ARCHER—While she may not be as famous as the video game character with the same first name, Zelda Buse Christensen has created her own legend in N’West Iowa.
The 84-year-old Archer woman still rides snowmobiles, horses and four-wheelers. She received a Lifetime Achievement Award from the Iowa State Snowmobile Association in 2012.
“That was a total surprise,” Buse Christensen said.
The ISSA does not give out the Lifetime Achievement Award every year. Buse Christensen, a member of the ISSA since 1984, was sitting at the convention in November of 2012 when it was announced that the award would be given out that year.
“Then something was said and they used a female pronoun so I realized, ‘Oh, it’s going to go to a woman. That’s good,’” Buse Christensen said. “They kept going and started giving some characteristics and nothing rang a bell to me until someone said something about barrel racing. Then I thought, ‘Wait a minute,’ and it was me.”
She started snowmobiling in the 1970s. Paullina put out a thick book around that time that featured most of the organizations in the area and a history about them. Snowmobiling was in the book.
“According to what people dug up then, I must have been one of the first, or maybe the first, people in the county or area to have a snowmobile,” Buse Christensen said. “We pulled kids around on skis or a toboggan and used a horse to pull. My dad said, ‘You know a snowmobile would work perfect.’ I probably barely knew what a snowmobile was then. It ended up that I bought a used snowmobile and then it went on from there.”
She started riding horses earlier.
“I had something to ride for as long as I can remember, but it was never a big thing,” she said.

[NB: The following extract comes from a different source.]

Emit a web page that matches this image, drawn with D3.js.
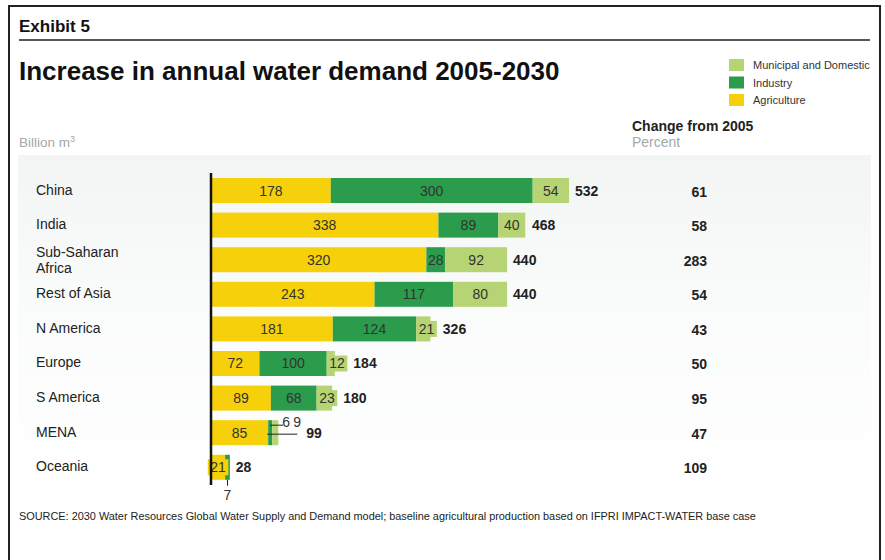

After graduating from Iowa State Teachers College in Cedar Falls — now the University of Northern Iowa — Buse Christensen moved to Paullina to teach. A friend from college introduced Buse Christensen to an aunt and uncle who lived outside of town and had a horse.
“They had two sons but the sons couldn’t handle the horse so if I wanted to ride it I sure could,” Buse Christensen said. “So I started going out there and I’d ride every weekend.”
The next year she brought her own horse. Then a man told her he had two horses in a pasture on the edge of town.
“I thought, ‘Boy that was a nice man,’” Buse Christensen said. “So I rode those two horses. It turns out, he was a horse trader and he was getting free training. I didn’t realize that. Then he got the horse sold because I got them more ridable. I didn’t know what I was doing.”
Word spread and people contacted her about breaking horses for them.
“Through the years I have had horses to break and train steadily from Estherville to near Sioux City,” Buse Christensen said.
She also mentioned that she was lucky enough to not have any major injuries while riding outside of some cracked ribs a couple of times. Another time she suffered an injury to her face while horse riding that gave her a couple of black eyes while she was teaching.
“I thought, ‘Maybe it won’t be so noticeable. I’ll have my glasses on,’” Buse Christensen said. “It was pretty noticeable. The kids were kind of looking at each other and snickering. Finally, I just explained what happened and that was the end of it.”
Buse Christensen said people have asked her before how she stays active.
“I guess I like to be active and I like to be outside,” she said. “Stuff you do outside is more active.”
She said she does not formally exercise.
“I don’t pay to go to a gym or anything where you pay to go walk,” Buse Christensen said. “I don’t go someplace to walk either. I walk here.”
She decided she was not getting as much exercise as she should and gave an example of what she does to get more.
“After I was outside and I did the chores, instead of coming right in, I walked in the field road,” she said. “I walked a ways and came back just to move a little. Besides, I’d been eating so much sweet stuff. Sometimes I think about making myself move around a little more, but most of the time I just get enough exercise doing stuff that needs to be done.”